Schizophrenia symptom severity predicts atypical antipsychotic benefit

By Lynda Williams, Senior medwireNews Reporter

Atypical antipsychotic drugs benefit patients with acute schizophrenia across the full spectrum of symptom severity, as well as highly symptomatic patients with predominantly negative symptoms, suggests a meta-analysis published in JAMA Psychiatry.

However, there was a significant correlation between increasing baseline symptom severity and the level of benefit patients derived from treatment, report Toshi Furukawa, from Kyoto University in Japan, and co-authors.

Noting that all patients are at risk of experiencing a full range of side effects, they therefore recommend: “Toward the mildest end of the spectrum, judicious clinical consideration of trade-offs between benefits and risks of the antipsychotic treatment is required.”
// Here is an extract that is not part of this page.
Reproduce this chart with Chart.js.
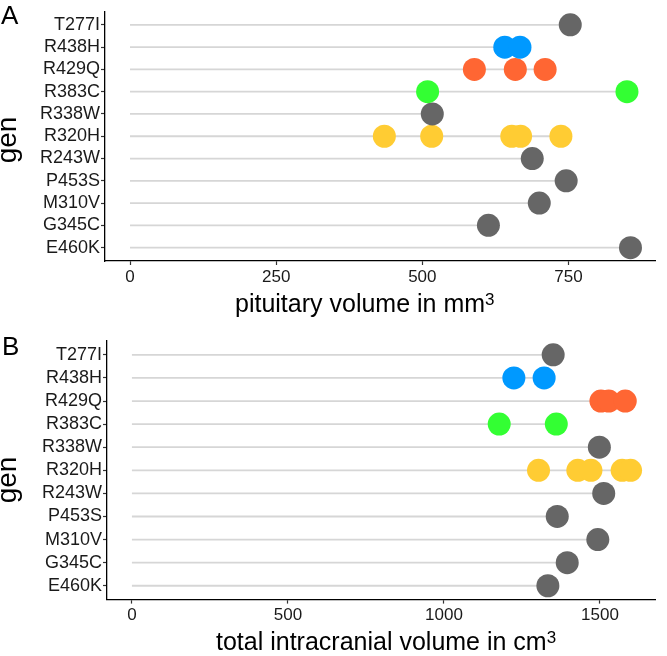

Analysis of three pivotal clinical trials comparing two atypical antipsychotics against placebo indicated that patients with mild symptoms of acute schizophrenia on the Positive and Negative Syndrome Scale (PANSS; mean baseline score 58) achieved an average score change of 9.5 points after 6 weeks of treatment.
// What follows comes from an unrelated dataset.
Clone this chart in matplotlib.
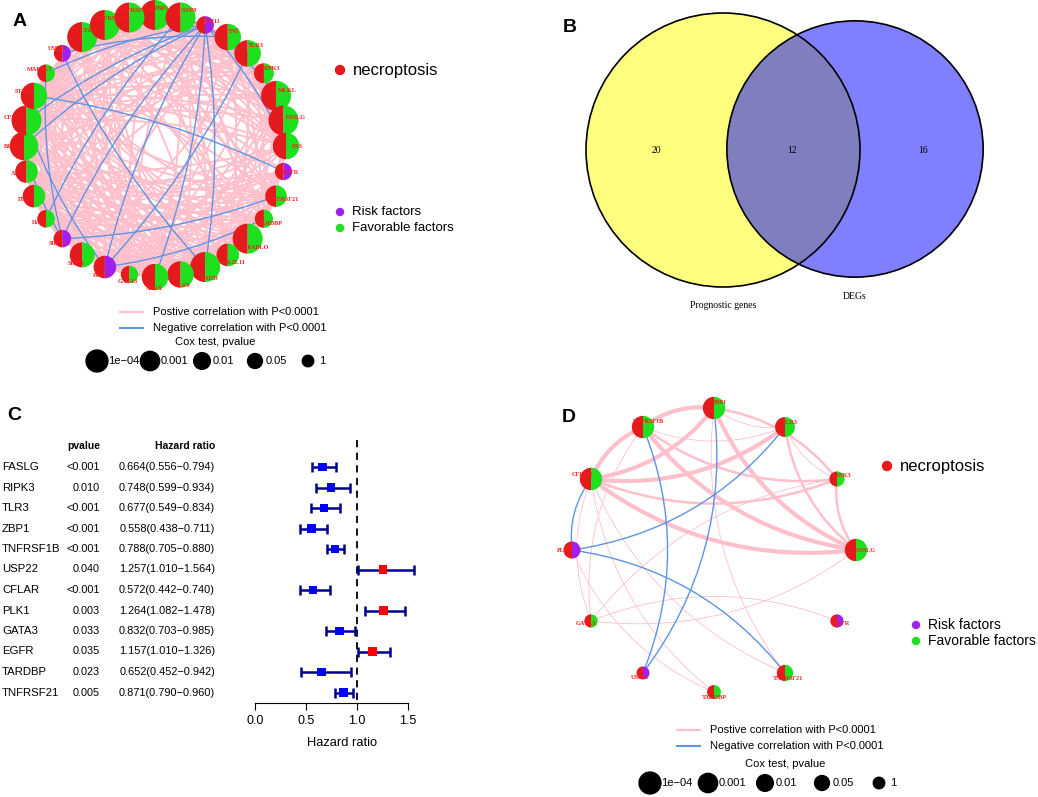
import numpy as np
import matplotlib.pyplot as plt
from matplotlib.patches import Wedge, Circle, FancyArrowPatch
from matplotlib.transforms import blended_transform_factory
from itertools import combinations

plt.rcParams['font.family'] = ['Liberation Sans', 'DejaVu Sans']

# ---- panel A: prognostic necroptosis genes (clockwise from the top) ----
genes_a = ['ZBP1', 'CASP8', 'TRIM11', 'TNF', 'TLR3', 'RIPK3', 'MLKL', 'FASLG', 'FAS', 'EGFR',
           'TNFRSF21', 'TARDBP', 'DIABLO', 'BCL2L11', 'FADD', 'KLF9', 'ATRX', 'GATA3', 'PLK1',
           'SIRT1', 'SIRT2', 'HAT1', 'FLT3', 'AXL', 'BRAF', 'CFLAR', 'STAT3', 'MAP3K7', 'USP22',
           'CYLD', 'TNFRSF1B', 'TNFRSF10B']
pval_a = [1e-4, 1e-4, 0.03, 5e-4, 5e-4, 0.010, 1e-4, 1e-4, 5e-4, 0.035,
          0.005, 0.023, 1e-4, 0.003, 1e-4, 5e-4, 5e-4, 0.033, 0.003,
          0.001, 0.03, 0.03, 0.003, 0.003, 2e-4, 1e-4, 5e-4, 0.03, 0.040,
          1e-4, 1e-4, 1e-4]
risk_a = ['TRIM11', 'EGFR', 'PLK1', 'SIRT2', 'USP22']

# groups of genes that are positively correlated with each other
pos_groups_a = [
    ['ZBP1', 'CASP8', 'TNF', 'TLR3', 'RIPK3', 'MLKL', 'FASLG', 'FAS', 'CYLD', 'TNFRSF1B',
     'TNFRSF10B', 'STAT3', 'CFLAR', 'GATA3'],
    ['DIABLO', 'BCL2L11', 'FADD', 'KLF9', 'ATRX', 'SIRT1', 'HAT1', 'FLT3', 'AXL', 'BRAF',
     'MAP3K7', 'TARDBP', 'TNFRSF21', 'CFLAR'],
    ['STAT3', 'BRAF', 'FADD', 'KLF9', 'TNFRSF21', 'CASP8', 'TNFRSF1B', 'CYLD', 'MLKL',
     'DIABLO', 'ATRX'],
    ['PLK1', 'SIRT2', 'EGFR', 'USP22', 'ATRX', 'HAT1', 'KLF9', 'AXL', 'FLT3'],
    ['ZBP1', 'TNFRSF10B', 'TNF', 'TLR3', 'FAS', 'BCL2L11', 'SIRT1', 'FLT3', 'AXL', 'TARDBP',
     'GATA3', 'HAT1', 'USP22'],
]
neg_a = [('TRIM11', 'TNFRSF10B'), ('TRIM11', 'MAP3K7'), ('TRIM11', 'CFLAR'), ('TRIM11', 'BRAF'),
         ('TRIM11', 'PLK1'), ('TRIM11', 'SIRT2'), ('TRIM11', 'FADD'), ('TRIM11', 'FAS'),
         ('TRIM11', 'ATRX'), ('TRIM11', 'MLKL'), ('USP22', 'FADD'), ('USP22', 'TNF'),
         ('MAP3K7', 'SIRT2'), ('CFLAR', 'PLK1'), ('BRAF', 'SIRT2'), ('SIRT2', 'TNFRSF21'),
         ('PLK1', 'TARDBP'), ('PLK1', 'TLR3'), ('EGFR', 'STAT3'), ('HAT1', 'CASP8')]

# ---- panel B: venn counts ----
venn_names = ['Prognostic genes', 'DEGs']
venn_counts = [20, 12, 16]

# ---- panel C: univariate cox ----
genes_c = ['FASLG', 'RIPK3', 'TLR3', 'ZBP1', 'TNFRSF1B', 'USP22', 'CFLAR', 'PLK1',
           'GATA3', 'EGFR', 'TARDBP', 'TNFRSF21']
pv_c = ['<0.001', '0.010', '<0.001', '<0.001', '<0.001', '0.040', '<0.001', '0.003',
        '0.033', '0.035', '0.023', '0.005']
hr = np.array([0.664, 0.748, 0.677, 0.558, 0.788, 1.257, 0.572, 1.264, 0.832, 1.157, 0.652, 0.871])
hr_lo = np.array([0.556, 0.599, 0.549, 0.438, 0.705, 1.010, 0.442, 1.082, 0.703, 1.010, 0.452, 0.790])
hr_hi = np.array([0.794, 0.934, 0.834, 0.711, 0.880, 1.564, 0.740, 1.478, 0.985, 1.326, 0.942, 0.960])

# ---- panel D: the 12 overlapping genes (clockwise from the top) ----
genes_d = ['ZBP1', 'TLR3', 'RIPK3', 'FASLG', 'EGFR', 'TNFRSF21', 'TARDBP', 'USP22',
           'GATA3', 'PLK1', 'CFLAR', 'TNFRSF1B']
# (from, to, correlation strength)
pos_d = [('ZBP1', 'TNFRSF1B', 0.8), ('CFLAR', 'ZBP1', 0.8), ('ZBP1', 'FASLG', 0.8),
         ('RIPK3', 'ZBP1', 0.6), ('ZBP1', 'TLR3', 0.4), ('ZBP1', 'TNFRSF21', 0.4),
         ('TNFRSF1B', 'TLR3', 0.4), ('TNFRSF1B', 'CFLAR', 0.8), ('TNFRSF1B', 'FASLG', 0.8),
         ('TNFRSF1B', 'RIPK3', 0.6), ('TNFRSF1B', 'GATA3', 0.4), ('CFLAR', 'TLR3', 0.8),
         ('CFLAR', 'RIPK3', 0.6), ('CFLAR', 'FASLG', 0.8), ('CFLAR', 'GATA3', 0.4),
         ('CFLAR', 'TNFRSF21', 0.4), ('CFLAR', 'TARDBP', 0.4), ('TLR3', 'FASLG', 0.6),
         ('TLR3', 'RIPK3', 0.4), ('RIPK3', 'FASLG', 0.6), ('RIPK3', 'GATA3', 0.4),
         ('GATA3', 'FASLG', 0.4), ('EGFR', 'GATA3', 0.4), ('PLK1', 'TARDBP', 0.4)]
neg_d = [('CFLAR', 'PLK1'), ('PLK1', 'TLR3'), ('TNFRSF21', 'PLK1'),
         ('USP22', 'TNFRSF1B'), ('USP22', 'ZBP1')]

cox_vals = [1e-4, 1e-3, 1e-2, 0.05, 1]
cox_labels = ['1e\u221204', '0.001', '0.01', '0.05', '1']

RED = '#E41A1C'
GREEN = '#1EE01E'
PURPLE = '#A020F0'
PINK = '#FFC0CB'
BLUE = '#5E93E6'

fig = plt.figure(figsize=(10.38, 7.97), dpi=100)
base = fig.add_axes([0, 0, 1, 1])
base.set_xlim(0, 1038)
base.set_ylim(797, 0)
base.axis('off')

pdict = dict(zip(genes_a, pval_a))


def draw_network(genes, cx, cy, R, rfun, pos_edges, neg_edges, rad, outward):
    n = len(genes)
    ang = np.deg2rad(90 - np.arange(n) * 360.0 / n)
    xy = {g: (cx + R * np.cos(a), cy - R * np.sin(a)) for g, a in zip(genes, ang)}
    idx = {g: i for i, g in enumerate(genes)}

    def edge(a, b, color, lw):
        if outward and (idx[a] - idx[b]) % n > n / 2:
            a, b = b, a
        base.add_patch(FancyArrowPatch(xy[a], xy[b], arrowstyle='-', color=color, lw=lw,
                                       connectionstyle='arc3,rad=%s' % rad,
                                       shrinkA=0, shrinkB=0, zorder=2))
    for a, b, lw in pos_edges:
        edge(a, b, PINK, lw)
    for a, b in neg_edges:
        edge(a, b, BLUE, 1.0)
    for g, a in zip(genes, ang):
        x, y = xy[g]
        r = rfun(pdict[g])
        right = PURPLE if g in risk_a else GREEN
        base.add_patch(Wedge((x, y), r, 90, 270, color=RED, lw=0, zorder=4))
        base.add_patch(Wedge((x, y), r, 270, 90, color=right, lw=0, zorder=4))
        if np.sin(a) > 0.75:
            lx, ly = x + r * 0.45, y - r * 0.45
        else:
            lx = x + r * 0.85 * np.cos(a)
            ly = y - r * 0.85 * np.sin(a)
        base.text(lx, ly, g, color='#FF1A1A', fontsize=4.5, fontweight='bold',
                  family='Liberation Serif', ha='center', va='center', zorder=5)


def L(p):
    return -np.log10(max(p, 1e-4))


# panel A network
pos_a = set()
for grp in pos_groups_a:
    for a, b in combinations(grp, 2):
        if (b, a) not in pos_a:
            pos_a.add((a, b))
pos_a = [(a, b, 1.4) for a, b in sorted(pos_a)]
draw_network(genes_a, 155, 146, 131, lambda p: 5 + 2.5 * L(p), pos_a, neg_a, 0.08, True)

# panel D network
pos_dw = [(a, b, 0.6 + (w - 0.4) * 6) for a, b, w in pos_d]
draw_network(genes_d, 714, 550, 142, lambda p: 4 + 1.8 * L(p), pos_dw, neg_d, 0.2, False)


def legends(x_dot, y_nec, x_rdot, y_risk, x_line, y_line, x_cox, y_cox, cx_list, fs):
    base.add_patch(Circle((x_dot, y_nec), 4.5, color=RED))
    base.text(x_dot + 13, y_nec, 'necroptosis', fontsize=12, va='center')
    base.add_patch(Circle((x_rdot, y_risk), 3.5, color=PURPLE))
    base.text(x_rdot + 12, y_risk, 'Risk factors', fontsize=fs, va='center')
    base.add_patch(Circle((x_rdot, y_risk + 16), 3.5, color=GREEN))
    base.text(x_rdot + 12, y_risk + 16, 'Favorable factors', fontsize=fs, va='center')
    base.plot([x_line, x_line + 23], [y_line, y_line], color=PINK, lw=1.5)
    base.plot([x_line, x_line + 23], [y_line + 16, y_line + 16], color=BLUE, lw=1.5)
    base.text(x_line + 33, y_line, 'Postive correlation with P<0.0001', fontsize=8, va='center')
    base.text(x_line + 33, y_line + 16, 'Negative correlation with P<0.0001', fontsize=8, va='center')
    base.text(x_cox, y_cox, 'Cox test, pvalue', fontsize=8, ha='center', va='center')
    for xc, v, lab in zip(cx_list, cox_vals, cox_labels):
        d = 11.5 + 2.6 * (-np.log10(v))
        base.add_patch(Circle((xc, y_cox + 19), d / 2, color='black', zorder=3))
        base.text(xc + 11, y_cox + 19, lab, fontsize=8, va='center', zorder=2)


legends(340, 70, 340, 212, 120, 312, 215, 342, [97, 150, 202, 255, 308], 9.5)
legends(887, 466, 916, 625, 677, 730, 785, 764, [650, 708, 765, 822, 879], 10)

# panel B venn
n_left = venn_counts[0] + venn_counts[1]
n_right = venn_counts[1] + venn_counts[2]
k = 137 / np.sqrt(n_left)
centres = [(723, 150), (855, 149)]
radii = [k * np.sqrt(n_left), k * np.sqrt(n_right)]
for c, r, fc in zip(centres, radii, ['yellow', 'blue']):
    base.add_patch(Circle(c, r, fc=fc, alpha=0.5, ec='none'))
for c, r in zip(centres, radii):
    base.add_patch(Circle(c, r, fill=False, ec='black', lw=1.2))
for x, v in zip([656, 792, 923], venn_counts):
    base.text(x, 150, str(v), fontsize=7, family='Liberation Serif', ha='center', va='center')
base.text(723, 305, venn_names[0], fontsize=7, family='Liberation Serif', ha='center', va='center')
base.text(855, 296, venn_names[1], fontsize=7, family='Liberation Serif', ha='center', va='center')

# panel letters
for lab, x, y in [('A', 20, 21), ('B', 570, 27), ('C', 14, 415), ('D', 569, 417)]:
    base.text(x, y, lab, fontsize=14, fontweight='bold', ha='center', va='center')

# panel C forest plot
axc = fig.add_axes([255 / 1038, 1 - 703 / 797, 175 / 1038, 263 / 797])
axc.set_xlim(0, 175 / 101.7)
axc.set_ylim(-(703 - 467) / 20.5, (467 - 440) / 20.5)
rows = -np.arange(len(genes_c))
axc.plot([1, 1], [-11.37, 1.32], color='black', lw=1.3, ls=(0, (4, 3)))
axc.errorbar(hr, rows, xerr=[hr - hr_lo, hr_hi - hr], fmt='none', ecolor='#00008B',
             elinewidth=1.8, capsize=3.6, capthick=1.8, zorder=2)
axc.scatter(hr, rows, marker='s', s=38, c=['#FF0000' if h > 1 else '#0000FF' for h in hr],
            zorder=3, lw=0)
for s in ['top', 'right', 'left']:
    axc.spines[s].set_visible(False)
axc.spines['bottom'].set_bounds(0, 1.5)
axc.set_xticks([0, 0.5, 1, 1.5])
axc.set_xticklabels(['0.0', '0.5', '1.0', '1.5'])
axc.tick_params(axis='x', length=5, labelsize=9)
axc.set_yticks([])
axc.set_xlabel('Hazard ratio', fontsize=9.3, labelpad=7)
axc.patch.set_alpha(0)

tr = blended_transform_factory(base.transData, axc.transData)
axc.text(100, 1.02, 'pvalue', transform=tr, ha='right', va='center', fontsize=7.5, fontweight='bold')
axc.text(215, 1.02, 'Hazard ratio', transform=tr, ha='right', va='center', fontsize=7.5,
         fontweight='bold')
for yv, g, p, h, lo, hi in zip(rows, genes_c, pv_c, hr, hr_lo, hr_hi):
    axc.text(2, yv, g, transform=tr, ha='left', va='center', fontsize=8.2)
    axc.text(100, yv, p, transform=tr, ha='right', va='center', fontsize=7.8)
    axc.text(215, yv, '%.3f(%.3f\u2212%.3f)' % (h, lo, hi), transform=tr, ha='right',
             va='center', fontsize=7.9)

fig.savefig('out.png', dpi=100)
This compared with a score change of 13.7 points for moderately ill patients (baseline PANSS=75 points), 18.8 points for markedly ill patients (baseline PANSS=95 points) and 24.0 points for severely ill patients (baseline PANSS=116 points).

There was a similar relationship between symptom severity at baseline and change in the Scale for the Assessment of Negative Symptoms (SANS) for highly symptomatic patients with predominantly negative symptoms.

Specifically, moderately ill patients (baseline SANS=55) achieved a 1.7 score change after 6 weeks of treatment compared with a change of 5.7 for markedly ill patients (baseline SANS=70) and 9.7 for severely ill patients (baseline SANS=85).

The researchers suggest that a PANSS score of 55 for acute schizophrenia patients and a SANS score of 65 for predominantly negative symptoms could act as a threshold for the use of atypical antipsychotic agents.

Discussing the wider implications of their study, Furukawa et al agree that placebo-controlled trials of antipsychotics should focus on more severely ill patients to increase the likelihood of detecting a treatment response.

“The current practice of setting this threshold to a score of 75 on the PANSS may be justifiable to strike a balance between patient recruitment and signal detection; if there is less difficulty in patient recruitment, the threshold could be higher”, they conclude.